ECOLOGICAL PREFERENCES FOR LARGE DINOCERATANS FROM WASHAKIE BASIN, WYOMING BASED ON ENAMEL STABLE ISOTOPE VALUES

The Dinocerata were large, herbivorous mammals that were a minor, but important part of western North America faunas from the Late Paleocene to Middle Eocene. As one of the first groups of mammals to achieve large body masses (> 1000 kg) in the Eocene, dinoceratans represent an early stage in the evolution of the North American megafauna following the end Cretaceous mass extinction. The recent discovery and collection of multiple specimens of the large dinoceratan Uintatherium from Middle Eocene sediments in the Washakie Basin of southern Wyoming provides an opportunity to assess the diet and habitat preferences of a derived member of this group through carbon and oxygen isotope analysis of tooth enamel. The stable isotope composition of an animal’s tooth enamel can serve as a tracer for it’s diet (carbon isotopes, δ¹³C) and drinking water (oxygen isotopes, δ¹⁸O), which in turn can provide insight into the environmental conditions during the time interval in which animal lived. When combined with paleobotanical and sedimentological records from the basin, enamel stable isotope results can provide new insight into the climate and vegetation conditions for this region during the Middle Eocene.

Multiple samples of enamel (n = 11), dentin (n = 8), and bone (n = 5) from Uintatherium as well as enamel and bone samples from other faunal members (e.g., brontotheriids and hyracodontids) from the Adobe Town member of the Washakie Formation were selected for δ¹³C and δ¹⁸O analysis.
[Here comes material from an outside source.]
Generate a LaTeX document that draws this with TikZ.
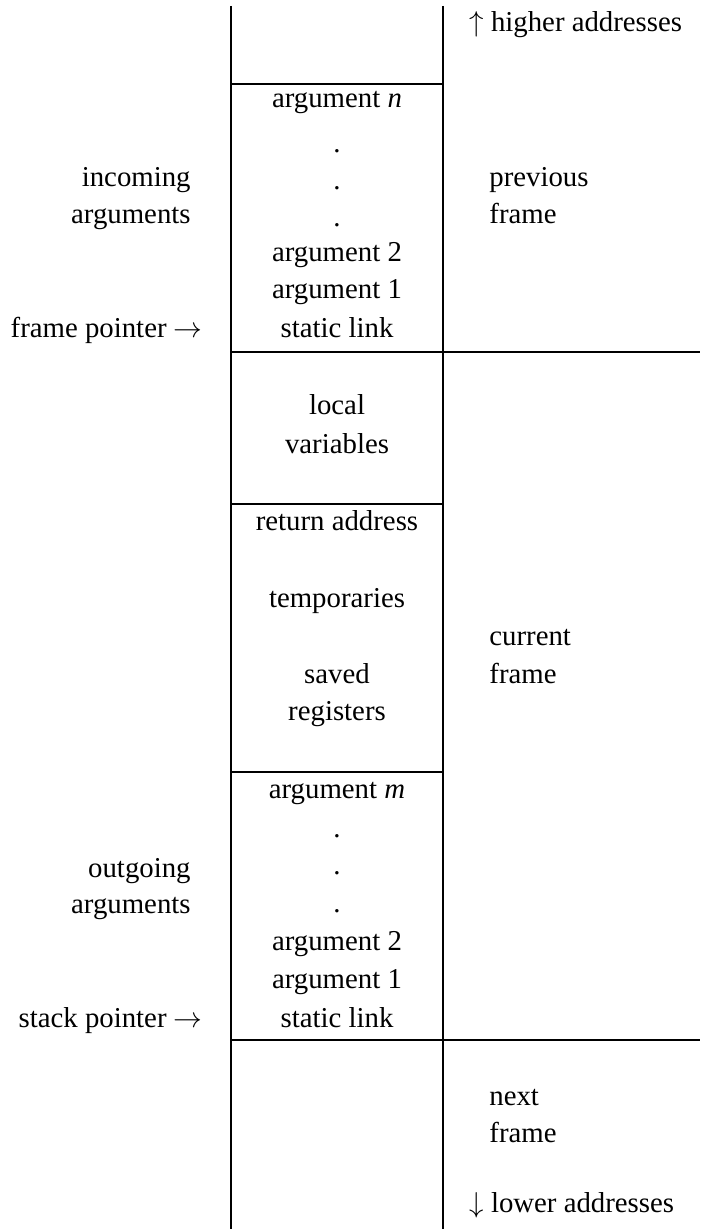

Enamel δ¹³C values for Uintatherium (-9.9 ± 0.6‰) were consistent with a diet of C3 vegetation from an open canopy woodland habitat (estimated δ¹³C_diet = -23.7 ± 0.6‰). Enamel δ¹⁸O values (22.7 ± 0.5‰, VSMOW) were low and exhibited little variation among individuals. Estimated drinking water values for Uintatherium (-10.3 ± 0.6‰) were significantly higher than estimates of current δ¹⁸O values for precipitation in the basin (-13.8 ± 1.0‰). Higher δ¹⁸O values for precipitation during this time interval is suggestive of significantly warmer temperatures than today in the Middle Eocene, a conclusion that is supported by records developed from other paleoclimate proxies from the Washakie Basin (e.g., leaf margin analysis, pedogenic carbonates).